The Change Response Test

Here's where methodology evaluation gets interesting: introduce a small change request during your next team meeting. Watch the reactions. Do people immediately start problem-solving, or do they groan about scope creep and timeline impacts? Agile-mature teams see change as normal—not as a disruption to their perfectly laid plans.

Track how long it takes your team to respond to bug reports. Agile teams typically acknowledge issues within hours, not days, because they're constantly monitoring their mobile app's performance and user feedback.

The most telling test? Ask your team when they last delivered something valuable to users. If the answer is "when we launched" or "next month when we finish", you're probably dealing with waterfall thinking dressed up in agile clothing.

Tools and Practices That Support Genuine Agile Development

The right tools won't make your team agile—but the wrong ones will definitely get in the way. After working with development teams for years, I've seen how the tools you choose can either support genuine agile practices or create barriers that slow everything down.

Let's be honest here: many teams get caught up in tool selection when they should be focusing on behaviour. You can have all the fancy project management software in the world, but if your team isn't communicating properly or adapting to change, those tools are just expensive digital paperwork.

Tools That Actually Help Agile Teams

Truly agile teams need tools that make collaboration easier, not harder. They need systems that give everyone visibility into what's happening without creating administrative overhead. The best agile tools feel almost invisible—they support the work without getting in the way of it.

  • Project management tools that update in real-time and don't require lengthy setup processes
  • Communication platforms that keep conversations organised by feature or sprint
  • Version control systems that make branching and merging straightforward
  • Testing frameworks that can run automatically when code changes
  • Deployment tools that allow frequent, low-risk releases

The Practices That Matter More Than Tools

Here's what I've noticed: the most successful agile teams spend more time establishing good practices than they do configuring tools. They focus on regular retrospectives, clear definition of done criteria, and consistent code review processes. They automate repetitive tasks so team members can focus on problem-solving rather than busy work.
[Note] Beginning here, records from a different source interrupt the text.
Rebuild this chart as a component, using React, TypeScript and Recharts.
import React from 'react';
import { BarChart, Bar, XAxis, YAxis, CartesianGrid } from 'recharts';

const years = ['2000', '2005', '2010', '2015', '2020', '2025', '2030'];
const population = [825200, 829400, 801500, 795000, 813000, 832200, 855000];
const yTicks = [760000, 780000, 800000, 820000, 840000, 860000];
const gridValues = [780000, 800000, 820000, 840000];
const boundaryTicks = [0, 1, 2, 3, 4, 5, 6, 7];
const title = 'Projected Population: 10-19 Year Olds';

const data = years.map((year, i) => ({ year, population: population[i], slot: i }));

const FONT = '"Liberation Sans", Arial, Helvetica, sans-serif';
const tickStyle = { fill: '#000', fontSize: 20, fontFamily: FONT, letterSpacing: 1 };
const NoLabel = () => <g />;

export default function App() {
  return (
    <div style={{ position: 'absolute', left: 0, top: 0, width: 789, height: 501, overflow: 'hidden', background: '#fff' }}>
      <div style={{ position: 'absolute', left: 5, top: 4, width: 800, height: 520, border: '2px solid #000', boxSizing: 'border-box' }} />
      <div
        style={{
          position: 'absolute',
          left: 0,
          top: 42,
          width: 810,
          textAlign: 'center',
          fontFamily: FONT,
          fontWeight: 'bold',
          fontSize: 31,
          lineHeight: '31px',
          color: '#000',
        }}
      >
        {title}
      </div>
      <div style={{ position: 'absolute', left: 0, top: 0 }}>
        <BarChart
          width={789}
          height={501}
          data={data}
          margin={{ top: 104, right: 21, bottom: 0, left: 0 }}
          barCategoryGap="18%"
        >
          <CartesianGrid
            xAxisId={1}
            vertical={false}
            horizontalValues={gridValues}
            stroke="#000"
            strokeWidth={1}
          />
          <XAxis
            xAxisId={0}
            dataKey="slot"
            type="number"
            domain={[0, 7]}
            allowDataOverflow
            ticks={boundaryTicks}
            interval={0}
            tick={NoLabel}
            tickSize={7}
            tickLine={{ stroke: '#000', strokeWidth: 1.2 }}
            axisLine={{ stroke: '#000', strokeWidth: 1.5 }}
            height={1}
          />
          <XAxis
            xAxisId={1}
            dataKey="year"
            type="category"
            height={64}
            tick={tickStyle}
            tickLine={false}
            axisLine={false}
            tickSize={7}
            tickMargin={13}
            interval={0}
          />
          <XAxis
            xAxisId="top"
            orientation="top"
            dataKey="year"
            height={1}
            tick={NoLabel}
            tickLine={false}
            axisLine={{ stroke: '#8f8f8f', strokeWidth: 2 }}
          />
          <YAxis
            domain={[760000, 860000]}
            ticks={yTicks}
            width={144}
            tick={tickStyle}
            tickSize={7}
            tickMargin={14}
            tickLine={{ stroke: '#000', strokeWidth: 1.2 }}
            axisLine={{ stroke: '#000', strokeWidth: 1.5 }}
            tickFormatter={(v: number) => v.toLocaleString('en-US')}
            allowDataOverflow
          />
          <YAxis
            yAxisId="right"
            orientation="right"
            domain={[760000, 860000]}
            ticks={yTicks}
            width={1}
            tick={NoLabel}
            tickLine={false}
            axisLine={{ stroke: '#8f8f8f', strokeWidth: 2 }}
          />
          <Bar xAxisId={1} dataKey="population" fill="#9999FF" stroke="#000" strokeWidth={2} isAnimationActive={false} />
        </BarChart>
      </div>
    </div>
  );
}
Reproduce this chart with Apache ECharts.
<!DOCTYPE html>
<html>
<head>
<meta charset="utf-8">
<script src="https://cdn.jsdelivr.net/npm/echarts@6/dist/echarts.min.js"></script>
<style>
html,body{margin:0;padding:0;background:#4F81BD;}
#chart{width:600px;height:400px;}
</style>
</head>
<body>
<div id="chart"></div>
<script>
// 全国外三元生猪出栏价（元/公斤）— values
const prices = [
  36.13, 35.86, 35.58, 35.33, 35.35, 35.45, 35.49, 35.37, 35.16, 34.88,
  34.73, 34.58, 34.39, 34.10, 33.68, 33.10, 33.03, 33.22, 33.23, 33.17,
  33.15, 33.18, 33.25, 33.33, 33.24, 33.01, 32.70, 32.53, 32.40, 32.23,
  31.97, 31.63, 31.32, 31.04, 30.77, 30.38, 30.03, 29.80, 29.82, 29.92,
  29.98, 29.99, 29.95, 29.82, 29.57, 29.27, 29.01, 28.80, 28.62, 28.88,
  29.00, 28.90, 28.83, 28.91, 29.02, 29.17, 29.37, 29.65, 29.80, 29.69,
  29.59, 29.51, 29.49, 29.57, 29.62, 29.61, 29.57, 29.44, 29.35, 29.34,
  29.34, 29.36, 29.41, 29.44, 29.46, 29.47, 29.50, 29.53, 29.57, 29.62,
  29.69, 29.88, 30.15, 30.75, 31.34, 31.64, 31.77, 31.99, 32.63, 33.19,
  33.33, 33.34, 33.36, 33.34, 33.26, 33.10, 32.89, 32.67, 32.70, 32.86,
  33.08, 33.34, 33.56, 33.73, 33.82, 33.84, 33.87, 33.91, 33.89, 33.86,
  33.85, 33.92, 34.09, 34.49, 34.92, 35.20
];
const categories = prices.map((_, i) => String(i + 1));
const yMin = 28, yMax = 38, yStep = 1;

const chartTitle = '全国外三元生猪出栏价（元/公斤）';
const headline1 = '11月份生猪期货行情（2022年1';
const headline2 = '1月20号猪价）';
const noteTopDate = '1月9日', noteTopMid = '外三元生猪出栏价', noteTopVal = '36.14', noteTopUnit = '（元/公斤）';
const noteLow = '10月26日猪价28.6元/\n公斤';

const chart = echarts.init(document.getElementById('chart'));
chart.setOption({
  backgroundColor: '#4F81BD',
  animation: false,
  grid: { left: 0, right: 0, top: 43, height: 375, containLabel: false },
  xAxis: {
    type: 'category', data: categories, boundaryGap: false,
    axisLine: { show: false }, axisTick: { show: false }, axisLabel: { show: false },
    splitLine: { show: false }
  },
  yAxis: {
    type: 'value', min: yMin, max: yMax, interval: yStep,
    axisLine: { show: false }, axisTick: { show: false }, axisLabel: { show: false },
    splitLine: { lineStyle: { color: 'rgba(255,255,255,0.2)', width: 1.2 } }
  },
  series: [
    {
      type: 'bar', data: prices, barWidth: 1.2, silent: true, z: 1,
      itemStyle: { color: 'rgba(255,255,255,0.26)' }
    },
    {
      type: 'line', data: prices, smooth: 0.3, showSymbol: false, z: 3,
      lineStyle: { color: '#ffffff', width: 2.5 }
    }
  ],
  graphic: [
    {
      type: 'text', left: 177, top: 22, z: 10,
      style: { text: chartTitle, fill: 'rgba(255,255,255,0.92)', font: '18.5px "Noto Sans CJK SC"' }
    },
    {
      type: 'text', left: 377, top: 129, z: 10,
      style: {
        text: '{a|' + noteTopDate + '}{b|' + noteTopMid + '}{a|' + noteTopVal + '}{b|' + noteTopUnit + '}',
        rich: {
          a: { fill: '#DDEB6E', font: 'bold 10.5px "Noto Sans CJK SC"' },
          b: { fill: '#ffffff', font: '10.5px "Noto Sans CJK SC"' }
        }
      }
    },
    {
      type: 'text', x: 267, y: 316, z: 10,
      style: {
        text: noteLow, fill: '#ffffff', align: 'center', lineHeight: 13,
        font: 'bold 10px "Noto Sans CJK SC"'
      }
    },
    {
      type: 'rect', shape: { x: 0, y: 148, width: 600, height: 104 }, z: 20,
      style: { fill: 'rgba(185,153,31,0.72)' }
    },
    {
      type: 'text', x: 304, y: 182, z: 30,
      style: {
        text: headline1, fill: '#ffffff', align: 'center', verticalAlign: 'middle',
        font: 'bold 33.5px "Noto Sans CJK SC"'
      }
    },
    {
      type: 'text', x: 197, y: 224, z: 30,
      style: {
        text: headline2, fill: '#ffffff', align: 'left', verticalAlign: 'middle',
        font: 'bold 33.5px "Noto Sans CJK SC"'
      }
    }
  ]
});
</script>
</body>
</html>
The tools should adapt to your team's workflow, not the other way around. If you find yourselves changing how you work just to fit a particular tool, that's usually a red flag. Learning from successful app development companies can help you identify which practices to prioritise over flashy tools.

Conclusion

After working with mobile app development teams for the better part of a decade, I can tell you that truly agile teams aren't just following a methodology—they're living and breathing it. The difference between a team that talks about agile and one that actually practices it becomes crystal clear when you know what to look for.

Your team assessment shouldn't be a one-time tick-box exercise. Real agile maturity shows up in the small, daily moments: how quickly they pivot when requirements change, whether they're actually talking to each other (not just sending endless messages), and if they can ship working software without drama every sprint. These patterns reveal more about your methodology evaluation than any formal audit ever could.

The mobile app development world moves fast, and teams that can't keep up with genuine agile practices get left behind. But here's the thing—you don't need to overhaul everything overnight. Start with one area where your team struggles most. Maybe it's communication during standups, or perhaps they panic every time a client changes their mind about a feature.

Remember, being agile isn't about perfection; it's about getting better at handling imperfection. The teams that succeed are the ones that can laugh off the chaos, learn from their mistakes, and still deliver something valuable at the end of each sprint. That's when you know you've got something special.